A Martyr for the Young Lions

The murder of an A.N.C. hero edges South Africa's volatile black youths closer to war

  • Share
  • Read Later

(2 of 2)

There is no assurance that Mandela's call will be heeded. To the Young Lions, the militant youths who once battled the security forces for control of the black townships, Hani was a force more powerful and popular than Mandela. He had been counted upon to "sell" a compromise settlement to his millions of young followers. His death, said a supporter ominously, "will cause a lot of discontent."

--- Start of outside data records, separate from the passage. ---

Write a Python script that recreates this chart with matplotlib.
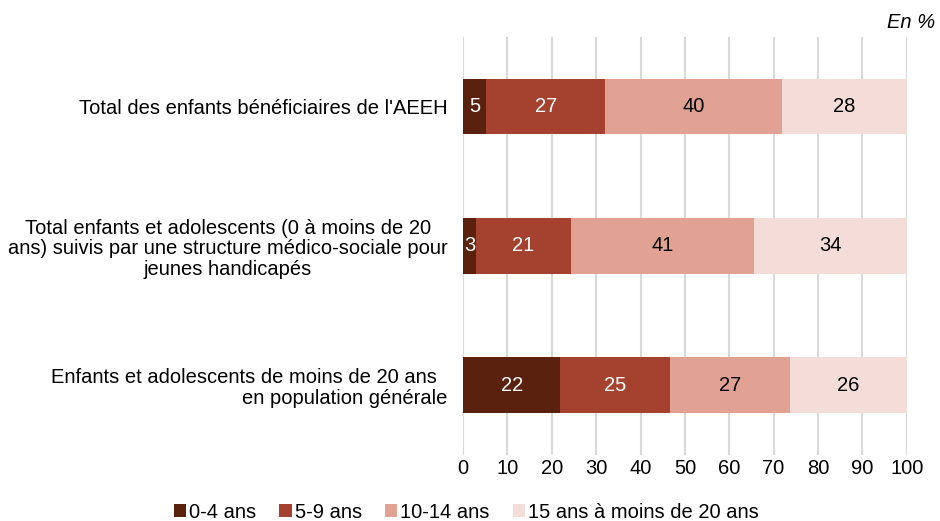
import numpy as np
import matplotlib.pyplot as plt
from matplotlib.patches import Patch

plt.rcParams['font.family'] = ['Liberation Sans', 'DejaVu Sans']

categories = [
    "Total des enfants bénéficiaires de l'AEEH",
    "Total enfants et adolescents (0 à moins de 20\nans) suivis par une structure médico-sociale pour\njeunes handicapés",
    "Enfants et adolescents de moins de 20 ans  \nen population générale",
]
label_align = ['right', 'center', 'right']

age_groups = ["0-4 ans", "5-9 ans", "10-14 ans", "15 ans à moins de 20 ans"]
ans_0_4 = [5.2, 2.9, 21.9]
ans_5_9 = [26.9, 21.4, 24.8]
ans_10_14 = [39.9, 41.3, 26.9]
ans_15_19 = [28.0, 34.4, 26.4]

colors = ['#59210e', '#a4422f', '#e1a193', '#f4ddd8']
text_colors = ['white', 'white', 'black', 'black']
FS = 14.5

fig = plt.figure(figsize=(9.4, 5.21), dpi=100)
ax = fig.add_axes([0.4926, 0.127, 0.4720, 0.802])

y = np.arange(len(categories))
left = np.zeros(len(categories))
for vals, col, tcol in zip([ans_0_4, ans_5_9, ans_10_14, ans_15_19], colors, text_colors):
    vals = np.array(vals)
    ax.barh(y, vals, left=left, height=0.4, color=col, edgecolor='none', zorder=3)
    for yi, l, v in zip(y, left, vals):
        ax.text(l + v / 2, yi, '%.0f' % v, ha='center', va='center',
                color=tcol, fontsize=FS, zorder=4)
    left += vals

ax.set_xlim(0, 100)
ax.set_ylim(2.5, -0.5)
ax.set_xticks(np.arange(0, 101, 10))
ax.xaxis.grid(True, color='#d9d9d9', linewidth=1.5, zorder=0)
ax.set_axisbelow(True)
for s in ax.spines.values():
    s.set_visible(False)
ax.tick_params(axis='both', length=0, labelsize=FS)
ax.tick_params(axis='x', pad=3)
ax.tick_params(axis='y', pad=11)
ax.set_yticks(y)
ax.set_yticklabels(categories)
for lab, al in zip(ax.get_yticklabels(), label_align):
    lab.set_multialignment(al)
    lab.set_linespacing(1.1)

fig.text(0.995, 0.957, 'En %', ha='right', va='center', fontsize=FS, style='italic')

handles = [Patch(facecolor=c, edgecolor='none') for c in colors]
fig.legend(handles, age_groups, loc='center', bbox_to_anchor=(0.496, 0.017),
           ncol=4, frameon=False, fontsize=FS, handlelength=0.6, handleheight=0.6,
           handletextpad=0.15, columnspacing=1.15, borderaxespad=0)

fig.savefig('out.png', dpi=100)
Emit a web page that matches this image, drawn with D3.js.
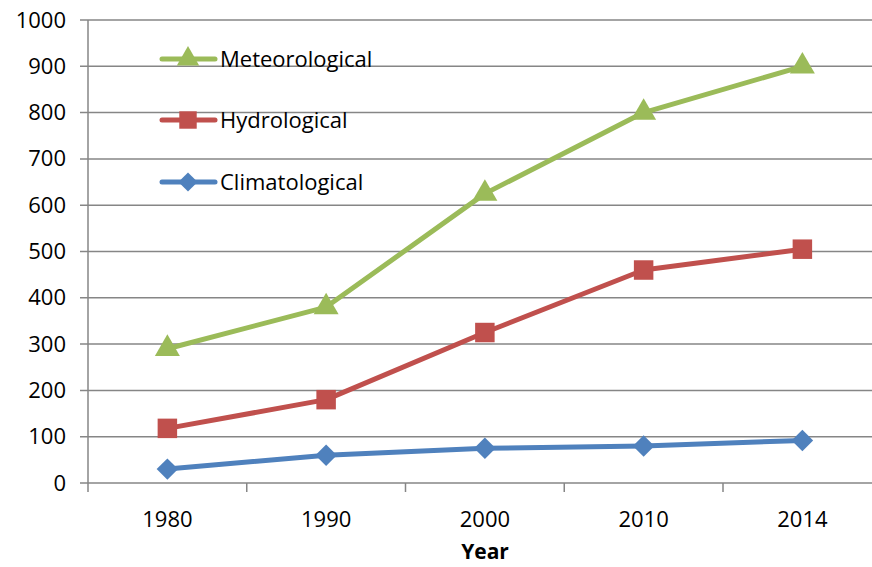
<!DOCTYPE html>
<html><head><meta charset="utf-8">
<script src="https://cdn.jsdelivr.net/npm/d3@7"></script>
<style>html,body{margin:0;padding:0;background:#fff;overflow:hidden}</style>
</head><body>
<svg id="c" width="872" height="567"></svg>
<script>
const years = ["1980","1990","2000","2010","2014"];
const meteorological = [290, 380, 625, 800, 900];
const hydrological = [118, 180, 325, 460, 505];
const climatological = [30, 60, 75, 80, 92];
const yTicks = [0,100,200,300,400,500,600,700,800,900,1000];
const seriesNames = ["Meteorological","Hydrological","Climatological"];

const svg = d3.select("#c");
const font = "'Open Sans', sans-serif";
const fs = 22;
const x = d3.scaleBand().domain(years).range([88, 881.75]).paddingInner(0).paddingOuter(0);
const y = d3.scaleLinear().domain([0,1000]).range([483, 20]);
const grid = "#868686";

svg.append("g").selectAll("line").data(yTicks).join("line")
  .attr("x1", 80).attr("x2", 872)
  .attr("y1", d=>y(d)).attr("y2", d=>y(d))
  .attr("stroke", grid).attr("stroke-width", 1.5);

const yAx = svg.append("g").attr("transform","translate(88,0)")
  .call(d3.axisLeft(y).tickValues(yTicks).tickFormat(d3.format("d")).tickSize(0).tickPadding(22));
yAx.select(".domain").attr("stroke", grid).attr("stroke-width",1.5).attr("d","M0,20V492");
yAx.selectAll("text").attr("font-family",font).attr("font-size",fs).attr("fill","#000");

const xAx = svg.append("g").attr("transform","translate(0,483)")
  .call(d3.axisBottom(x).tickSize(0).tickPadding(28));
xAx.select(".domain").remove();
xAx.selectAll("text").attr("font-family",font).attr("font-size",fs).attr("fill","#000");
const bounds = years.slice(1).map(d=>x(d)).concat([x(years[years.length-1])+x.bandwidth()]);
svg.append("g").selectAll("line").data(bounds).join("line")
  .attr("x1", d=>d).attr("x2", d=>d).attr("y1",483).attr("y2",492)
  .attr("stroke", grid).attr("stroke-width",1.5);

svg.append("text").attr("x", 485).attr("y", 559).attr("text-anchor","middle")
  .attr("font-family",font).attr("font-size",21).attr("font-weight","bold").text("Year");

const series = [
  {name: seriesNames[0], values: meteorological, color:"#9BBB59", sym: d3.symbolTriangle, size: 270, rot: 0},
  {name: seriesNames[1], values: hydrological, color:"#C0504D", sym: d3.symbolSquare, size: 380, rot: 0},
  {name: seriesNames[2], values: climatological, color:"#4F81BD", sym: d3.symbolSquare, size: 230, rot: 45},
];
const cx = d => x(d) + x.bandwidth()/2;
const line = d3.line().x((d,i)=>cx(years[i])).y(d=>y(d));

series.forEach(s=>{
  svg.append("path").attr("d", line(s.values)).attr("fill","none")
    .attr("stroke", s.color).attr("stroke-width",5).attr("stroke-linejoin","round").attr("stroke-linecap","round");
  svg.append("g").selectAll("path").data(s.values).join("path")
    .attr("transform",(d,i)=>`translate(${cx(years[i])},${y(d)}) rotate(${s.rot})`)
    .attr("d", d3.symbol().type(s.sym).size(s.size)).attr("fill", s.color);
});

const legY = [59, 120, 182];
series.forEach((s,i)=>{
  const g = svg.append("g").attr("transform",`translate(0,${legY[i]})`);
  g.append("line").attr("x1",162).attr("x2",215).attr("y1",0).attr("y2",0)
    .attr("stroke", s.color).attr("stroke-width",5).attr("stroke-linecap","round");
  g.append("path").attr("transform",`translate(188,0) rotate(${s.rot})`)
    .attr("d", d3.symbol().type(s.sym).size(s.size*0.8)).attr("fill", s.color);
  g.append("text").attr("x",220).attr("y",0).attr("dy","0.35em")
    .attr("font-family",font).attr("font-size",fs).attr("fill","#000").text(s.name);
});
</script>
</body></html>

Most whites regarded Hani as little more than a terrorist. "Live by the sword, die by the sword," taunted an unidentified man calling a Johannesburg radio talk show after Hani's death was announced. Privately, many of Hani's A.N.C. colleagues suggest that a hidden hand within the state's security apparatus was behind the assassination. Hani had repeatedly accused the security forces of harboring hit squads and vowed that a future A.N.C. government would carry out total reform of the army and police. Not all Hani's enemies were white, however. He was also resented by former A.N.C. guerrillas who claimed that during the 1980s, dissidents were executed and tortured in exile camps under his leadership.

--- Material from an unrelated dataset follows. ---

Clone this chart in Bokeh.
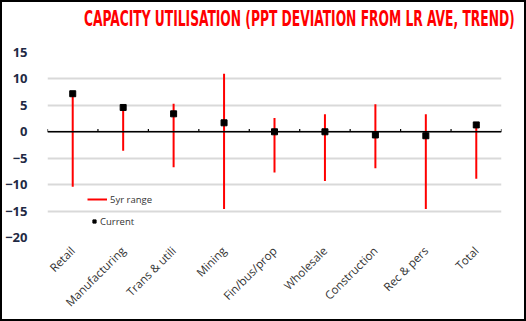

Although Hani echoed the radical rhetoric of the Young Lions, the long racial struggle had transformed him into a powerful voice for negotiated change. As he had risen above his country's separate-and-unequal education system to become a classics scholar, Hani had moved from his militant past to become a political pragmatist. "It will be unrealistic not to accept compromises in the negotiations," he said in an interview with TIME last November. "We have not defeated the other side."

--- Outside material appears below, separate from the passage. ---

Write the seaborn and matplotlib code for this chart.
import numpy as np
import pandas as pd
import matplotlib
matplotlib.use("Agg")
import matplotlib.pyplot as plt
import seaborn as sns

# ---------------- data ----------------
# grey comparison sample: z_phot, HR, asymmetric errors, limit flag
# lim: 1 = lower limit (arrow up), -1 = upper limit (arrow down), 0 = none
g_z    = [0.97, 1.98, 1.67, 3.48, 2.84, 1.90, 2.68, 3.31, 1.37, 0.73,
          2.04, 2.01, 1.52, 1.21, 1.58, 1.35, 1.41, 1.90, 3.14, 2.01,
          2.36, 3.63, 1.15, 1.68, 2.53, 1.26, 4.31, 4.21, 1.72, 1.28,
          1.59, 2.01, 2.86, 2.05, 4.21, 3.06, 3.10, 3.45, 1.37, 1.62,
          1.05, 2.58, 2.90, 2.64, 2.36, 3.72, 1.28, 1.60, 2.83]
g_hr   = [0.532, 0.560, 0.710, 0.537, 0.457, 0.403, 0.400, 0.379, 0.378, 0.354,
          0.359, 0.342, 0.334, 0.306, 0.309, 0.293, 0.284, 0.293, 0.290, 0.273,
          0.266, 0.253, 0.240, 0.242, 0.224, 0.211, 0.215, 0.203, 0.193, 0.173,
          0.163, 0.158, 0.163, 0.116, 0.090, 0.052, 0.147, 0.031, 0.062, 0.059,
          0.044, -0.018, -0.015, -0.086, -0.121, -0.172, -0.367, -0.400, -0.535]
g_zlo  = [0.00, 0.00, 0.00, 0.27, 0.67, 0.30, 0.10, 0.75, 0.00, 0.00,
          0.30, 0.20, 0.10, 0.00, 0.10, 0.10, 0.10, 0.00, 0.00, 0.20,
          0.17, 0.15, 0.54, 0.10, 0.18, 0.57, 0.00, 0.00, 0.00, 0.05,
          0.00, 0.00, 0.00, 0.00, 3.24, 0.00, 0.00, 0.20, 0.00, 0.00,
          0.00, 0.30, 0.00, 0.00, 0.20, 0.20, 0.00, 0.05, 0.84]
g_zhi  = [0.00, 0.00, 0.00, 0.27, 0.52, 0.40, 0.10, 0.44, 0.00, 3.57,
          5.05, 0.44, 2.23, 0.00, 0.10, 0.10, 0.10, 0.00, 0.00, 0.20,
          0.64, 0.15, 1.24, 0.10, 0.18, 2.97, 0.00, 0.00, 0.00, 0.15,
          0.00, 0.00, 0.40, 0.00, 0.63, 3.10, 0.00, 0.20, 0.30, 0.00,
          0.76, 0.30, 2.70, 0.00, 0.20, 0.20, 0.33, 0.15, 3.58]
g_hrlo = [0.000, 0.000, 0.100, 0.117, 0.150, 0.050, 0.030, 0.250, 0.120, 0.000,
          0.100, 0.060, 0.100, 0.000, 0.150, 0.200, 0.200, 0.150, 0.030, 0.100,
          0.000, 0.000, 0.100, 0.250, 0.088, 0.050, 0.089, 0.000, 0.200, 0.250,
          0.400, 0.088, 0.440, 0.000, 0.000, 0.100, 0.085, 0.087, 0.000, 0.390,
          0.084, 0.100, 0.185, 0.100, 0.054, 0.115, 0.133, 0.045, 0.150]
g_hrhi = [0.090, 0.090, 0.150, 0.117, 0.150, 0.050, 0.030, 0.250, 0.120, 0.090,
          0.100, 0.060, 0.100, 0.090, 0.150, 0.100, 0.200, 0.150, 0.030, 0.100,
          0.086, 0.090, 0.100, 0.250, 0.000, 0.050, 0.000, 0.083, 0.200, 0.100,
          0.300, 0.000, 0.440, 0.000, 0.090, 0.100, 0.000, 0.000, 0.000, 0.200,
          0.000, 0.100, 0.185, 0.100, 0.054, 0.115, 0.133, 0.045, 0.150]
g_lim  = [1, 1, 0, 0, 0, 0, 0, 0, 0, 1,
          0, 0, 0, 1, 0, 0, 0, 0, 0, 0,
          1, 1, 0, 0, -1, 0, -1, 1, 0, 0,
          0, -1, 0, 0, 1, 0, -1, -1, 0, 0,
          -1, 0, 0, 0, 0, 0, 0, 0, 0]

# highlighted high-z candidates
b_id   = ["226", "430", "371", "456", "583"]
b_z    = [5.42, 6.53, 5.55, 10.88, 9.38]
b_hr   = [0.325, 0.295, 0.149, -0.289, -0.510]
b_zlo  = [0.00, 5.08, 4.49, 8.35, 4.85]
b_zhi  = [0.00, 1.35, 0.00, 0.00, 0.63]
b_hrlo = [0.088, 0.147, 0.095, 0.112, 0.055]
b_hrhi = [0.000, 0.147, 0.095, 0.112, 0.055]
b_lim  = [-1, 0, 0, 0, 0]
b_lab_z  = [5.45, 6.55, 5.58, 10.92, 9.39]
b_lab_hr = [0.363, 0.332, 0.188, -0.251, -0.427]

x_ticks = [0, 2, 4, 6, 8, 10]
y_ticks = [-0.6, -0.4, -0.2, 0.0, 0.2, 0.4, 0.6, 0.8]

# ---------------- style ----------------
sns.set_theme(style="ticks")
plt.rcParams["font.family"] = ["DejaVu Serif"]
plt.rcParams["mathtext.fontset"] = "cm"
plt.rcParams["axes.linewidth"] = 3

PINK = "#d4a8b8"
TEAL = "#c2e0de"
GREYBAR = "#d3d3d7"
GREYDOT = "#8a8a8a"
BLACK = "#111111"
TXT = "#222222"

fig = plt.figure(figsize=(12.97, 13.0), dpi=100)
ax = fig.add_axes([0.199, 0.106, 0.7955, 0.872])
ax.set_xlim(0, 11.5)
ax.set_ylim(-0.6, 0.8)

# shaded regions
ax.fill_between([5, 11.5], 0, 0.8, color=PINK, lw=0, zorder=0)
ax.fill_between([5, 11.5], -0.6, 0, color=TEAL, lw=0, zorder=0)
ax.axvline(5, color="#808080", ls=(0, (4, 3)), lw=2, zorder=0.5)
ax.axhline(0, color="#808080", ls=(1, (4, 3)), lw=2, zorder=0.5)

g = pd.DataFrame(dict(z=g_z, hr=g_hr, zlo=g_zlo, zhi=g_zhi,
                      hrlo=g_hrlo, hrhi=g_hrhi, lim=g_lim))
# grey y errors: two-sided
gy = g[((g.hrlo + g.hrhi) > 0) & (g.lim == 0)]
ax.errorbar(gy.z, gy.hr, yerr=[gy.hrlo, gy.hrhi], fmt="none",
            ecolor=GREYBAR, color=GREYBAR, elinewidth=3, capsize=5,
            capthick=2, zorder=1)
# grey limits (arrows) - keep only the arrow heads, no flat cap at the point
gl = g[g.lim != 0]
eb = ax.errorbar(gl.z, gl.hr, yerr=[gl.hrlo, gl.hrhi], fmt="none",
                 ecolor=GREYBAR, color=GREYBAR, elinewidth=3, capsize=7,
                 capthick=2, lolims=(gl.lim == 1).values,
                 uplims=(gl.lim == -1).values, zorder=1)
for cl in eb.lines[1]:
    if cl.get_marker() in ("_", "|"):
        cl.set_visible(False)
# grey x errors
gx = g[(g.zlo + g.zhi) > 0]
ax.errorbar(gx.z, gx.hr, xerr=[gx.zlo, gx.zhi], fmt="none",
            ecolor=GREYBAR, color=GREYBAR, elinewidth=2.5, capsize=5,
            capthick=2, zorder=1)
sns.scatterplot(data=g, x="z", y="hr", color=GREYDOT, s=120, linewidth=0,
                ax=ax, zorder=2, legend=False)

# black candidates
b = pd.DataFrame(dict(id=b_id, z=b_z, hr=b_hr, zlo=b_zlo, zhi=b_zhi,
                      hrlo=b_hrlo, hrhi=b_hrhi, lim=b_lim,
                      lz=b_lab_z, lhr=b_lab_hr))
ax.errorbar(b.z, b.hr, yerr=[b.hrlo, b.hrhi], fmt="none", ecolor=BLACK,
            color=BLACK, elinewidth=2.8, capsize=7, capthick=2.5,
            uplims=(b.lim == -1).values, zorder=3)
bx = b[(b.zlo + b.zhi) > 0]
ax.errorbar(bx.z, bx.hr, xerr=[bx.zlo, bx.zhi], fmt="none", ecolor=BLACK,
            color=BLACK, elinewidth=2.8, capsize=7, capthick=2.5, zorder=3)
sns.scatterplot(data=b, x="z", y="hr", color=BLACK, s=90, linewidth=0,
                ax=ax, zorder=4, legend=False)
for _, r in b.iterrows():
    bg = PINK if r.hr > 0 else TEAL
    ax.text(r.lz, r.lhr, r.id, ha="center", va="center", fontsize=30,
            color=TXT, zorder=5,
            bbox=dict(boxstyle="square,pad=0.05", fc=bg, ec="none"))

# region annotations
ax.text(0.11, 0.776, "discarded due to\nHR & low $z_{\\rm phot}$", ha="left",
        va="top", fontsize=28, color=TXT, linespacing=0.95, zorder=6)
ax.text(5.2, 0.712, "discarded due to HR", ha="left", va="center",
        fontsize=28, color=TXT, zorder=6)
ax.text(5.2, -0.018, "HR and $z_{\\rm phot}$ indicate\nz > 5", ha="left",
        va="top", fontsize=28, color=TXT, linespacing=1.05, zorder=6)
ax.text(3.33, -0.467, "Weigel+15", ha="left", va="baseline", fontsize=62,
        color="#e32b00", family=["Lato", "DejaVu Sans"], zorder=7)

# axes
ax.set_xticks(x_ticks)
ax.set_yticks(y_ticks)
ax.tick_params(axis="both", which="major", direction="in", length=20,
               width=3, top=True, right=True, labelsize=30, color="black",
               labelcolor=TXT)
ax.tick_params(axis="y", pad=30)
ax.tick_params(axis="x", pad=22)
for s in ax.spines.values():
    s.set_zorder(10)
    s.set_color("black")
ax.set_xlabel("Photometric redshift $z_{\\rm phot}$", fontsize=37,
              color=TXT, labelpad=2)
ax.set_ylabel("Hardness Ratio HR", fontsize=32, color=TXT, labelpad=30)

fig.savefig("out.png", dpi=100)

It was Hani's nature to savor the paradoxes of being black in a white-ruled land. After he returned from exile in 1990, along with other A.N.C. comrades, he chose not to move to the townships where he was worshipped, renting instead in Boksburg, a suburb known for its conservative, racist whites. As it turned out, he got along well with his new neighbors. Though his death may set back the cause of peace temporarily, it is such spirit that will ultimately save South Africa from itself.